**JOB:**
Nothing outside the lines from the one containing "Generate a Python" through the one containing "import plotly.graph_objects as go" should be copied, and no pictures either. Copy those lines exactly.

**DATA SUPPLIED:**
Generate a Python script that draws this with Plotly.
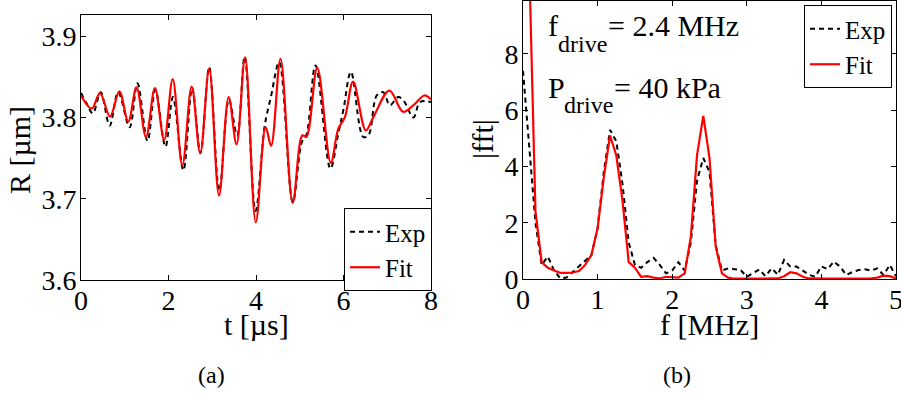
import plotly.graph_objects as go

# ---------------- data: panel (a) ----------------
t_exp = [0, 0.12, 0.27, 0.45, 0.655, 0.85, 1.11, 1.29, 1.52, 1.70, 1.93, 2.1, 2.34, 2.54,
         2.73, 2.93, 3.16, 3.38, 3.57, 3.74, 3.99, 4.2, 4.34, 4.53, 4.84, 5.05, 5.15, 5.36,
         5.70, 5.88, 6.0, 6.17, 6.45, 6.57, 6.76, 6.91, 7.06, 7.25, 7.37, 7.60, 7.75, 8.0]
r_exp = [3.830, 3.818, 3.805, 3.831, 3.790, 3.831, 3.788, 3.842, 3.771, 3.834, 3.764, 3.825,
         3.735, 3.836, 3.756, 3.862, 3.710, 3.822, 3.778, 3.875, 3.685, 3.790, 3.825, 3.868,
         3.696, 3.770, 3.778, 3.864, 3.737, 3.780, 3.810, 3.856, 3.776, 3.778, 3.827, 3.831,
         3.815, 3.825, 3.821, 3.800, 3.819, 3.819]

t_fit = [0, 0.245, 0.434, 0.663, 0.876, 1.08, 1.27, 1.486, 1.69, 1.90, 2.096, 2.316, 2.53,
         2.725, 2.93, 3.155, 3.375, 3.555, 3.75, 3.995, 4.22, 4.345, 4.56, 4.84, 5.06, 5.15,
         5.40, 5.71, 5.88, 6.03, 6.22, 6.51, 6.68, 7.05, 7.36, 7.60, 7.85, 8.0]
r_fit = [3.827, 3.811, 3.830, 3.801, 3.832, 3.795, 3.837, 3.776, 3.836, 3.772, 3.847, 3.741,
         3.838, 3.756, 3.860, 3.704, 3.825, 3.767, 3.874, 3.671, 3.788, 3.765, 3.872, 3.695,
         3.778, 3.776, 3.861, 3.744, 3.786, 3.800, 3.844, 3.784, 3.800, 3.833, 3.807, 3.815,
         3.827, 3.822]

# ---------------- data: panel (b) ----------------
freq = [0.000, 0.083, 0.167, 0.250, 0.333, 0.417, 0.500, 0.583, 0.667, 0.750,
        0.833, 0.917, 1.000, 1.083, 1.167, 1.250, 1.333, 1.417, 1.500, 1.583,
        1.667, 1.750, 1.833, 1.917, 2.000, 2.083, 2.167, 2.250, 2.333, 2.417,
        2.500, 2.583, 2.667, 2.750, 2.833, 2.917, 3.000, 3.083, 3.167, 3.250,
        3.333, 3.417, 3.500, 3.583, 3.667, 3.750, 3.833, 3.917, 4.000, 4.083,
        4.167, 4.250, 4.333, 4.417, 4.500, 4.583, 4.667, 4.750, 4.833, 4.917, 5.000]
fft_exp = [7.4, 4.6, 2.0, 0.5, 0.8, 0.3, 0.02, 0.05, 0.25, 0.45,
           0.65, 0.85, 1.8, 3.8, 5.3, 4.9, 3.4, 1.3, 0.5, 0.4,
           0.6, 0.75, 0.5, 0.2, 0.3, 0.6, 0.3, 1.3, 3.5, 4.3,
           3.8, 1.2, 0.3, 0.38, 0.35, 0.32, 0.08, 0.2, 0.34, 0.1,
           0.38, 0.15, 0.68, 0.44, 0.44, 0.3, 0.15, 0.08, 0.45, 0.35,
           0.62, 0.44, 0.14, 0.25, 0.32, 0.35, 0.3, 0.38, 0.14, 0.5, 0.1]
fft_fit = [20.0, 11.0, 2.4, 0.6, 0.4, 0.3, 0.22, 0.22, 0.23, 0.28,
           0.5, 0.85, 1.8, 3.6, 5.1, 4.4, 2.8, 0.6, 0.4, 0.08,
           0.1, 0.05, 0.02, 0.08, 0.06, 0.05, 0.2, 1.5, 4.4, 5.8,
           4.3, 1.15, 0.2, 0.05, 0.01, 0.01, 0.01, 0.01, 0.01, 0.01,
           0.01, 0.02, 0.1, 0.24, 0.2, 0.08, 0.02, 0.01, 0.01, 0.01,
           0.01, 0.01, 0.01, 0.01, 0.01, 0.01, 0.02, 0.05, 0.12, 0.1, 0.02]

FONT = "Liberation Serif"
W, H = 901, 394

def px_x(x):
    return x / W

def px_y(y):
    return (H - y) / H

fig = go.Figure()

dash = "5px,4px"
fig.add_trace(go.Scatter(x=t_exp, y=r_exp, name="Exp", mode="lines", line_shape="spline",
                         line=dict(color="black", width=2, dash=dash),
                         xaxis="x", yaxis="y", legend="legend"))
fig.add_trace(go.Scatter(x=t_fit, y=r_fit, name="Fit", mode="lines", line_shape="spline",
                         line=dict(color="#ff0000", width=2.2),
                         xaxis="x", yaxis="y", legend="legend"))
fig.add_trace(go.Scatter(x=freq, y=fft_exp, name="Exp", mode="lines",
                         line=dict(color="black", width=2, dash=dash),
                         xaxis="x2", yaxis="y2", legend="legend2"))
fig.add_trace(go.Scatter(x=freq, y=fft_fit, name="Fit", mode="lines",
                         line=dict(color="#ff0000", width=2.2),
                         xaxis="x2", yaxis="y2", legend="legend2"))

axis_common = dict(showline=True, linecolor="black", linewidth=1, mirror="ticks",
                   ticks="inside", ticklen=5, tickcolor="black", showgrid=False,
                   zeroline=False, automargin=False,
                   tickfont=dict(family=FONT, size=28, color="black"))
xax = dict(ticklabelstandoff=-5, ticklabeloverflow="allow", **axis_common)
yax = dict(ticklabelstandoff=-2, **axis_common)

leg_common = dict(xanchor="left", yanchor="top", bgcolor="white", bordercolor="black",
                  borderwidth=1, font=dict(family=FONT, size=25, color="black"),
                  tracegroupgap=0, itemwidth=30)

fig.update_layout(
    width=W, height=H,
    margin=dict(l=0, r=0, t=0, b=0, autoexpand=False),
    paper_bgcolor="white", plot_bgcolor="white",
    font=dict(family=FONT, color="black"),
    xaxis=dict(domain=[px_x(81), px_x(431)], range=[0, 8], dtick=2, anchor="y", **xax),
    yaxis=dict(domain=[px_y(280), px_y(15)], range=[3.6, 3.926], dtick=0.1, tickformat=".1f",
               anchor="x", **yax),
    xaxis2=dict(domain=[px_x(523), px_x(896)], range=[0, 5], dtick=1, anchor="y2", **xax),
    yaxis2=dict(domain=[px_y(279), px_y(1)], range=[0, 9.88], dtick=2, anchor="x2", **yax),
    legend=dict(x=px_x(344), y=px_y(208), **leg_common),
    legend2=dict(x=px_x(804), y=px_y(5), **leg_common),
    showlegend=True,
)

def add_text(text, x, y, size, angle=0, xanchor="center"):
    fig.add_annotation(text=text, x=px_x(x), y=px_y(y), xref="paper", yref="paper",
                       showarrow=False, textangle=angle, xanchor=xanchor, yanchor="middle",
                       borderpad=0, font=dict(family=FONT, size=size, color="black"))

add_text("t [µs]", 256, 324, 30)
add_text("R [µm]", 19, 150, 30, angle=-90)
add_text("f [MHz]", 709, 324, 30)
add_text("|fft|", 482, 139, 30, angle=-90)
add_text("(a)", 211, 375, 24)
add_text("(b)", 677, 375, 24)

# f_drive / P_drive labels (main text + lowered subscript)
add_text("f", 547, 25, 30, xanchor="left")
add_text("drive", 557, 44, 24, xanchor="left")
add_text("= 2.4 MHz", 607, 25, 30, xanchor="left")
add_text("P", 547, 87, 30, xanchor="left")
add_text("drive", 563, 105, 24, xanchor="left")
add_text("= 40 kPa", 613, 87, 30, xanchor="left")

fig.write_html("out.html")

--

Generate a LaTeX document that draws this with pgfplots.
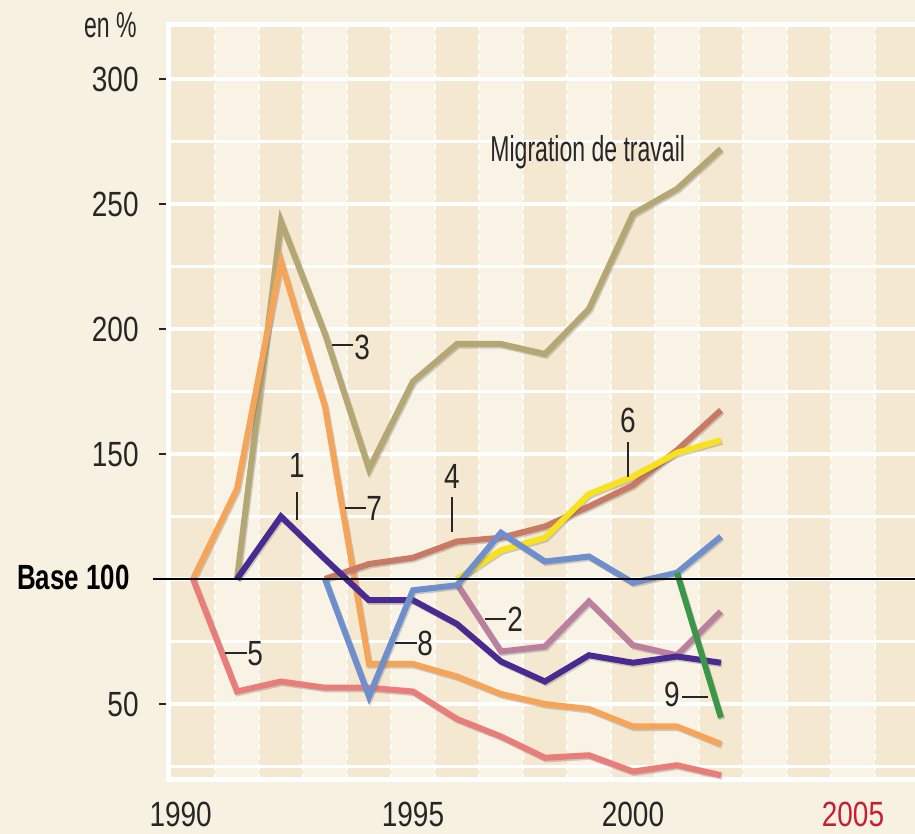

--

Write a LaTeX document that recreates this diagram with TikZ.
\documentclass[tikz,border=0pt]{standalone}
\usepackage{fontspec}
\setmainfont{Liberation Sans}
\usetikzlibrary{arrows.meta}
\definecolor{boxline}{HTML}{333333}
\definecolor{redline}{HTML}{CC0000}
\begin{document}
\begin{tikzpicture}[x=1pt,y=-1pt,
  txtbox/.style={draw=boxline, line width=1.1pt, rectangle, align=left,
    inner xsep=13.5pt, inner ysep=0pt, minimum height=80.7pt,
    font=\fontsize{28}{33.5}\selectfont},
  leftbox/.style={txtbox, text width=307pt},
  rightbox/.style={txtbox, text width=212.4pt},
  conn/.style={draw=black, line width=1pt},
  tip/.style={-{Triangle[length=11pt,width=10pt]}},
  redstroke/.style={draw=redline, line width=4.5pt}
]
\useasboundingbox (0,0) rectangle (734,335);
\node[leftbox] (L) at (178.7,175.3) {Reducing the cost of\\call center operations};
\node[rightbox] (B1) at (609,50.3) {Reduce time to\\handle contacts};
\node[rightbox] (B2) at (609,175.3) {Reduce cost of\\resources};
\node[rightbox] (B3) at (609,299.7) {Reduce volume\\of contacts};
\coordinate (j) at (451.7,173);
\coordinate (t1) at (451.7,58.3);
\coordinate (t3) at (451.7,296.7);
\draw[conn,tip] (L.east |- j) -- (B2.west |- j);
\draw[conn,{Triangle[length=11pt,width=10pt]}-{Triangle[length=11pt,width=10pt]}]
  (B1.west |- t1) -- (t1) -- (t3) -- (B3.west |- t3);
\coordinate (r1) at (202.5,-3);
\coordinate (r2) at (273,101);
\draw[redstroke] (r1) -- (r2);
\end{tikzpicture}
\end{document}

**TASK SOLUTION:**
Generate a Python script that draws this with Plotly.
import plotly.graph_objects as go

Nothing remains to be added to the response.